* EXERCISE *
Repeat the data that follows, word for word, without the images.

* GIVEN INFORMATION *
= = = =

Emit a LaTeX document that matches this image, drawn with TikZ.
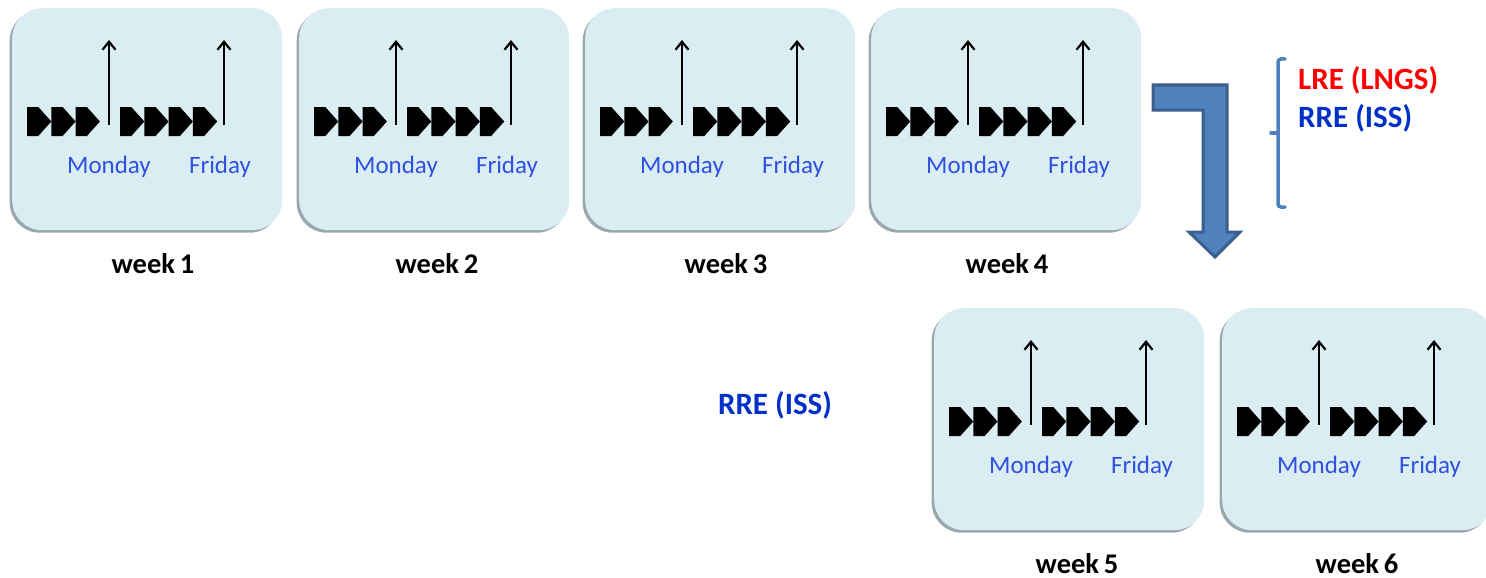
\documentclass[tikz,border=0pt]{standalone}
\usepackage{fontspec}
\setmainfont{Carlito}
\usetikzlibrary{arrows.meta,shadows}
\definecolor{boxfill}{HTML}{DAEDF3}
\definecolor{boxshadow}{HTML}{8E9FA6}
\definecolor{daytext}{HTML}{3050E0}
\definecolor{bigarrow}{HTML}{4F81BD}
\definecolor{bigarrowedge}{HTML}{3A5F8E}
\definecolor{lrered}{HTML}{FF0000}
\definecolor{rreblue}{HTML}{0030C8}
\begin{document}
\begin{tikzpicture}[x=1pt,y=-1pt,
  weekbox/.style={rounded corners=30pt, fill=boxfill, minimum width=270pt, minimum height=222pt,
    inner sep=0pt, anchor=north west,
    drop shadow={shadow xshift=-2.5pt, shadow yshift=-2.5pt, fill=boxshadow, opacity=0.9}},
  chev/.style={fill=black},
  dayarrow/.style={line width=2.2pt, -{Straight Barb[length=8pt,width=13pt,line width=2.2pt]}},
  daylabel/.style={text=daytext, font=\fontsize{25}{30}\selectfont, anchor=base, inner sep=0pt},
  weeklabel/.style={font=\bfseries\fontsize{28.5}{32}\selectfont, anchor=base, inner sep=0pt},
  eventlabel/.style={font=\bfseries\fontsize{31}{36}\selectfont, inner sep=0pt}]
\useasboundingbox (0,0) rectangle (1486,578);
\foreach \i/\X/\Y/\W in {1/12/8/153, 2/299/8/437, 3/585/8/726, 4/871/8/1007, 5/934/308/1077, 6/1222/308/1357}{
  \node[weekbox] (b\i) at (\X,\Y) {};
  \foreach \k in {0,1,2}
    \fill[chev] ({\X+15+24.3*\k},{\Y+99}) -- ++(11.3,0) -- ++(13,14.5) -- ++(-13,14.5) -- ++(-11.3,0) -- cycle;
  \foreach \k in {0,1,2,3}
    \fill[chev] ({\X+108+24.3*\k},{\Y+99}) -- ++(11.3,0) -- ++(13,14.5) -- ++(-13,14.5) -- ++(-11.3,0) -- cycle;
  \coordinate (m\i a) at ({\X+97},{\Y+117});
  \coordinate (m\i b) at ({\X+97},{\Y+32});
  \coordinate (f\i a) at ({\X+212},{\Y+117});
  \coordinate (f\i b) at ({\X+212},{\Y+32});
  \draw[dayarrow] (m\i a) -- (m\i b);
  \draw[dayarrow] (f\i a) -- (f\i b);
  \node[daylabel] (mon\i) at ({\X+97},{\Y+165}) {Monday};
  \node[daylabel] (fri\i) at ({\X+208},{\Y+165}) {Friday};
  \node[weeklabel] (w\i) at (\W,{\Y+265}) {week\,\i};
}
% big bent arrow
\filldraw[fill=bigarrow, draw=bigarrowedge, line width=3pt, line join=miter]
  (1153,85) -- (1227,85) -- (1227,232) -- (1240,232) -- (1215,257) -- (1189,232)
  -- (1203,232) -- (1203,110) -- (1153,110) -- cycle;
% brace
\draw[bigarrow, line width=3.5pt, line cap=round, rounded corners=3pt]
  (1285,59) -- (1278,59) -- (1278,207) -- (1285,207);
\draw[bigarrow, line width=3.5pt, line cap=round] (1278,133) -- (1271,133);
\node[eventlabel, text=lrered, anchor=west] (lre) at (1298,80) {LRE (LNGS)};
\node[eventlabel, text=rreblue, anchor=west] (rre1) at (1298,118) {RRE (ISS)};
\node[eventlabel, text=rreblue] (rre2) at (775,405) {RRE (ISS)};
\end{tikzpicture}
\end{document}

= = = =

* FINISHED TASK *
Emit a LaTeX document that matches this image, drawn with TikZ.
\documentclass[tikz,border=0pt]{standalone}
\usepackage{fontspec}
\setmainfont{Carlito}
\usetikzlibrary{arrows.meta,shadows}
\definecolor{boxfill}{HTML}{DAEDF3}
\definecolor{boxshadow}{HTML}{8E9FA6}
\definecolor{daytext}{HTML}{3050E0}
\definecolor{bigarrow}{HTML}{4F81BD}
\definecolor{bigarrowedge}{HTML}{3A5F8E}
\definecolor{lrered}{HTML}{FF0000}
\definecolor{rreblue}{HTML}{0030C8}
\begin{document}
\begin{tikzpicture}[x=1pt,y=-1pt,
  weekbox/.style={rounded corners=30pt, fill=boxfill, minimum width=270pt, minimum height=222pt,
    inner sep=0pt, anchor=north west,
    drop shadow={shadow xshift=-2.5pt, shadow yshift=-2.5pt, fill=boxshadow, opacity=0.9}},
  chev/.style={fill=black},
  dayarrow/.style={line width=2.2pt, -{Straight Barb[length=8pt,width=13pt,line width=2.2pt]}},
  daylabel/.style={text=daytext, font=\fontsize{25}{30}\selectfont, anchor=base, inner sep=0pt},
  weeklabel/.style={font=\bfseries\fontsize{28.5}{32}\selectfont, anchor=base, inner sep=0pt},
  eventlabel/.style={font=\bfseries\fontsize{31}{36}\selectfont, inner sep=0pt}]
\useasboundingbox (0,0) rectangle (1486,578);
\foreach \i/\X/\Y/\W in {1/12/8/153, 2/299/8/437, 3/585/8/726, 4/871/8/1007, 5/934/308/1077, 6/1222/308/1357}{
  \node[weekbox] (b\i) at (\X,\Y) {};
  \foreach \k in {0,1,2}
    \fill[chev] ({\X+15+24.3*\k},{\Y+99}) -- ++(11.3,0) -- ++(13,14.5) -- ++(-13,14.5) -- ++(-11.3,0) -- cycle;
  \foreach \k in {0,1,2,3}
    \fill[chev] ({\X+108+24.3*\k},{\Y+99}) -- ++(11.3,0) -- ++(13,14.5) -- ++(-13,14.5) -- ++(-11.3,0) -- cycle;
  \coordinate (m\i a) at ({\X+97},{\Y+117});
  \coordinate (m\i b) at ({\X+97},{\Y+32});
  \coordinate (f\i a) at ({\X+212},{\Y+117});
  \coordinate (f\i b) at ({\X+212},{\Y+32});
  \draw[dayarrow] (m\i a) -- (m\i b);
  \draw[dayarrow] (f\i a) -- (f\i b);
  \node[daylabel] (mon\i) at ({\X+97},{\Y+165}) {Monday};
  \node[daylabel] (fri\i) at ({\X+208},{\Y+165}) {Friday};
  \node[weeklabel] (w\i) at (\W,{\Y+265}) {week\,\i};
}
% big bent arrow
\filldraw[fill=bigarrow, draw=bigarrowedge, line width=3pt, line join=miter]
  (1153,85) -- (1227,85) -- (1227,232) -- (1240,232) -- (1215,257) -- (1189,232)
  -- (1203,232) -- (1203,110) -- (1153,110) -- cycle;
% brace
\draw[bigarrow, line width=3.5pt, line cap=round, rounded corners=3pt]
  (1285,59) -- (1278,59) -- (1278,207) -- (1285,207);
\draw[bigarrow, line width=3.5pt, line cap=round] (1278,133) -- (1271,133);
\node[eventlabel, text=lrered, anchor=west] (lre) at (1298,80) {LRE (LNGS)};
\node[eventlabel, text=rreblue, anchor=west] (rre1) at (1298,118) {RRE (ISS)};
\node[eventlabel, text=rreblue] (rre2) at (775,405) {RRE (ISS)};
\end{tikzpicture}
\end{document}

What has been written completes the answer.